2. On 27 September 2017, DHCJ Lee (as he then was) granted an ex parte injunction order against inter alia the 10th defendant (“D10”) prohibiting them from removing, disposing of, dealing with and/or diminishing the value of their assets in Hong Kong up to the value of US$200,000 (or HK$ equivalent), and ordered inter alia D10 to inform P’s solicitors in writing at once (to be confirmed by affidavit served on P’s solicitors within 14 days after service of such order on inter alia D10) of “all of their assets of an individual value of HK$10,000 or more in Hong Kong, whether in their own names or not and whether solely or jointly owned, giving the value, location and details of all such assets” with exception for privilege against self-incrimination (“3rd Injunction Order”). On 13 October 2017, Mimmie Chan J continued inter alia the 3rd Injunction Order against inter alia D10 until determination of the present action or further order (“3rd Continuation Order”).
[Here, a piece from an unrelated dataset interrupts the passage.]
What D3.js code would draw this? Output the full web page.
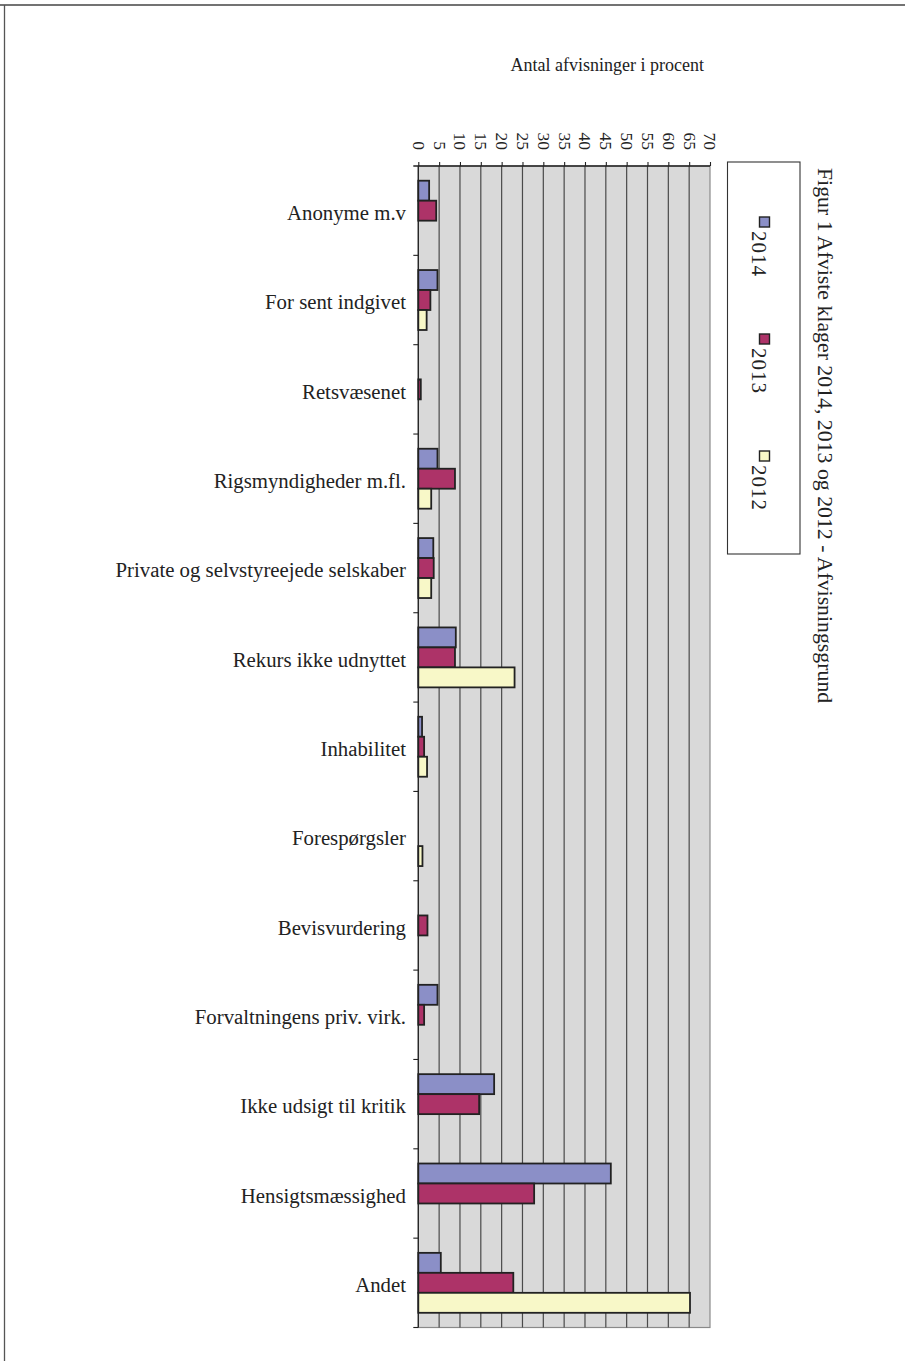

3. On 13 February 2018, D8 and D10 filed a summons for orders that (a) the 2nd Injunction and 2nd Continuation Orders against D8 and the 3rd Injunction and 3rd Continuation Orders against D10 be discharged, and (b) in the event of being unsuccessful in relation to (a) above, P do fortify its respective cross-undertaking as to damages under the 2nd Injunction and 2nd Continuation Orders with respect to D8 and under the 3rd Injunction and 3rd Continuation Orders with respect to D10 by paying HK$500,000 into court for each cross-undertaking (“Summons”).
4. On 21 January 2019, I handed down written decision and dismissed the Summons with costs order nisi that D8 and D10 do pay costs of and occasioned by the Summons (including all costs reserved if any) to be taxed if not agreed (“1st Decision”).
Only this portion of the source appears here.